I’m sitting here in what is left of my kitchen. There are four strangers walking though my house and going through everything I own. All that I have is in their hands now and all I can do is give them an envelope of cash and hope that I see my things again someday.
I am a military wife. “Active Duty Dependent Spouse” is my official title. I’m hardly dependent though. My husband and I have been married for seven years now and he’s been dependent upon me all this time to manage, furnish and decorate his home, shop for his clothes and food, prepare his meals, do his laundry, raise his son and unpack his bags whenever he comes home.
I’ve got a good gig here. I’m great at managing a household and I’ve even managed to adapt and remain productive when our son came along and made the job a bit more demanding (but loads more rewarding).
But I digress…
This isn’t about the rewards of military service or the plight of the military wife. This is about having your world rolled away by strangers. We are a military family. We are inherently mobile. We go where the mission requires us to go and we don’t have a choice in the matter or any say in it. So we roll with it.

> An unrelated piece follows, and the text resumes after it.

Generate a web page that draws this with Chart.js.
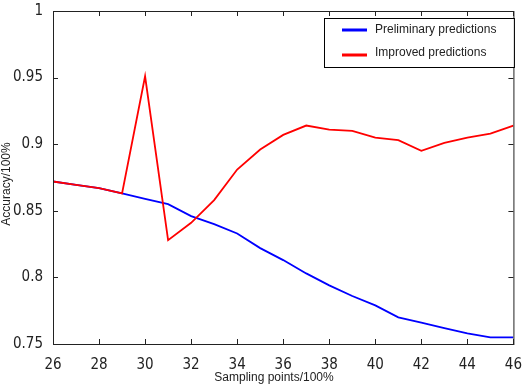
<!DOCTYPE html>
<html>
<head>
<meta charset="utf-8">
<script src="https://cdn.jsdelivr.net/npm/chart.js@4/dist/chart.umd.min.js"></script>
<style>
  html, body { margin: 0; padding: 0; background: #fff; }
  #wrap { width: 526px; height: 388px; }
</style>
</head>
<body>
<div id="wrap"><canvas id="chart" width="526" height="388"></canvas></div>
<script>
const samplingPoints = [26, 27, 28, 29, 30, 31, 32, 33, 34, 35, 36, 37, 38, 39, 40, 41, 42, 43, 44, 45, 46];
const preliminary = [0.872, 0.8695, 0.867, 0.863, 0.859, 0.855, 0.846, 0.840, 0.833, 0.822, 0.813,
  0.803, 0.794, 0.786, 0.779, 0.770, 0.766, 0.762, 0.758, 0.755, 0.755];
const improved = [0.872, 0.8695, 0.867, 0.863, 0.951, 0.828, 0.841, 0.858, 0.881, 0.896, 0.907,
  0.914, 0.911, 0.910, 0.905, 0.903, 0.895, 0.901, 0.905, 0.908, 0.914];
const xTicks = [26, 28, 30, 32, 34, 36, 38, 40, 42, 44, 46];
const yTicks = [0.75, 0.8, 0.85, 0.9, 0.95, 1];
const yTickLabels = ["0.75", "0.8", "0.85", "0.9", "0.95", "1"];
const xTitle = "Sampling points/100%";
const yTitle = "Accuracy/100%";

const tickFont = { family: "'Liberation Sans Narrow', 'DejaVu Sans Condensed', 'Liberation Sans'", size: 15 };
const textFont = { family: "'Liberation Sans', Arial", size: 12 };

function toPoints(values) {
  return samplingPoints.map((x, i) => ({ x: x, y: values[i] }));
}

// box around the plot with matlab style inward ticks, legend and axis titles
const framePlugin = {
  id: "frame",
  afterDraw(chart) {
    const ctx = chart.ctx;
    const a = chart.chartArea;
    const xs = chart.scales.x;
    const ys = chart.scales.y;
    const len = 5;
    ctx.save();
    ctx.strokeStyle = "#222";
    ctx.lineWidth = 1;
    ctx.strokeRect(a.left + 0.5, a.top + 0.5, a.right - a.left, a.bottom - a.top);
    ctx.beginPath();
    xTicks.forEach((t) => {
      const px = Math.round(xs.getPixelForValue(t)) + 0.5;
      ctx.moveTo(px, a.bottom);
      ctx.lineTo(px, a.bottom - len);
      ctx.moveTo(px, a.top);
      ctx.lineTo(px, a.top + len);
    });
    yTicks.forEach((t) => {
      const py = Math.round(ys.getPixelForValue(t)) + 0.5;
      ctx.moveTo(a.left, py);
      ctx.lineTo(a.left + len, py);
      ctx.moveTo(a.right, py);
      ctx.lineTo(a.right - len, py);
    });
    ctx.stroke();

    ctx.font = textFont.size + "px " + textFont.family;
    ctx.fillStyle = "#222";
    ctx.textAlign = "center";
    ctx.textBaseline = "middle";
    ctx.fillText(xTitle, 274, 378);
    ctx.save();
    ctx.translate(7, 184);
    ctx.rotate(-Math.PI / 2);
    ctx.fillText(yTitle, 0, 0);
    ctx.restore();

    // legend box
    const bx = 324, by = 18, bw = a.right - bx + 0.5, bh = 49;
    ctx.fillStyle = "#fff";
    ctx.fillRect(bx, by, bw, bh);
    ctx.strokeStyle = "#000";
    ctx.strokeRect(bx + 0.5, by + 0.5, bw, bh);
    const rows = [30, 53];
    ctx.textAlign = "left";
    chart.data.datasets.forEach((ds, i) => {
      const ly = rows[i] + (i === 1 ? 2 : 0);
      ctx.strokeStyle = ds.borderColor;
      ctx.lineWidth = 3;
      ctx.beginPath();
      ctx.moveTo(342, ly);
      ctx.lineTo(367, ly);
      ctx.stroke();
      ctx.fillStyle = "#222";
      ctx.fillText(ds.label, 375, rows[i]);
    });
    ctx.restore();
  },
};

new Chart(document.getElementById("chart"), {
  type: "line",
  data: {
    datasets: [
      {
        label: "Preliminary predictions",
        data: toPoints(preliminary),
        borderColor: "#0000ff",
        borderWidth: 1.8,
        pointRadius: 0,
        tension: 0,
        order: 1,
      },
      {
        label: "Improved predictions",
        data: toPoints(improved),
        borderColor: "#ff0000",
        borderWidth: 1.8,
        pointRadius: 0,
        tension: 0,
        order: 0,
      },
    ],
  },
  options: {
    responsive: false,
    animation: false,
    layout: { padding: { top: 7, right: 9, left: 0, bottom: 0 } },
    plugins: { legend: { display: false }, tooltip: { enabled: false } },
    scales: {
      x: {
        type: "linear",
        min: 26,
        max: 46,
        afterBuildTicks: (scale) => { scale.ticks = xTicks.map((v) => ({ value: v })); },
        afterFit: (scale) => { scale.height = 44; },
        ticks: { color: "#222", font: tickFont, padding: 4, maxRotation: 0, autoSkip: false },
        grid: { display: false },
        border: { display: false },
      },
      y: {
        min: 0.75,
        max: 1,
        afterBuildTicks: (scale) => { scale.ticks = yTicks.map((v) => ({ value: v })); },
        afterFit: (scale) => { scale.width = 53; },
        ticks: {
          color: "#222",
          font: tickFont,
          padding: 2,
          autoSkip: false,
          callback: (v) => yTickLabels[yTicks.indexOf(v)],
        },
        grid: { display: false },
        border: { display: false },
      },
    },
  },
  plugins: [framePlugin],
});
</script>
</body>
</html>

I’ve lived in Montana for seven years now. During the eight years prior to marrying my military man, I was the active duty member. The Air Force took me to Texas, New Jersey, England, Turkey, Germany, Belgium and Las Vegas. That’s a lot of moving! The big difference now is that we have a 15-month-old son. My husband and I are old pros, but Teddy isn’t. I still have an internet connection at the house we’re moving out of and can work while the movers do their thing. OK, so I’m sitting in what used to be my kitchen with a packing crate as a desk. (We adapt, improvise and overcome. It’s our job.) My husband, who has been away for nine of the past 12 months is in a hotel room trying to keep his sanity while our son learns to adapt to his new surroundings. Sadly, once he adapts, he’ll have to deal with a two-day drive to our next base and then a stay in another hotel. Once he adapts to that, we’ll be moving into our new home and that will take some more adjustment. Children his age regress when they go through major upheavals like this. I’ve accepted the fact that my son won’t sleep through the night again for another couple months.
Too many people think that my lifestyle is glamorous. Don’t get too excited. It isn’t glamorous to have your husband away from home for nine out of every 12 months. It isn’t glamorous to have people going through your possessions every couple years to pack them up and send them on to your next base. It isn’t glamorous to have to rent a house over the internet and hope you got what you were looking at in the photos. It isn’t glamorous to live out of a suitcase and hope you packed enough toys to keep your child happy. And it sure isn’t glamorous to send your spouse off to war and hope he comes back with a box and not in one.
This isn’t a life for the faint of heart. You’ve got to be independent and self-sufficient. Nobody is going to shovel your driveway for you when you and your baby have strep, your husband is deployed and you just got 18 inches of snow. You’ve got to be strong like the great American pioneers but most of all, you have to have the same faith they had.
In fact, in all the moving, packing, unpacking and homelessness we go through, the one thing we carry with us 24/7 is our faith. Faith that our household goods won’t be stolen, faith that Gramma’s quilt won’t be torn or lost in the move. Faith that our old friends will keep in touch and that we’ll make at least one new one at the next base. Faith that we can adapt, improvise and overcome. Faith in God, the Air Force and our ability to suck it up and press on.
I hope I’ve been able to demystify the life of a military wife. Too many people think it is all just one big traveler’s paradise. It was time to set the record straight. I have to go now. The only thing left of the home I had is a few dust bunnies and a box of matches. It is time for me to get back to that hotel room and figure out how I’m going to make dinner for my family. After all, it is my job and I wouldn’t trade it for any other.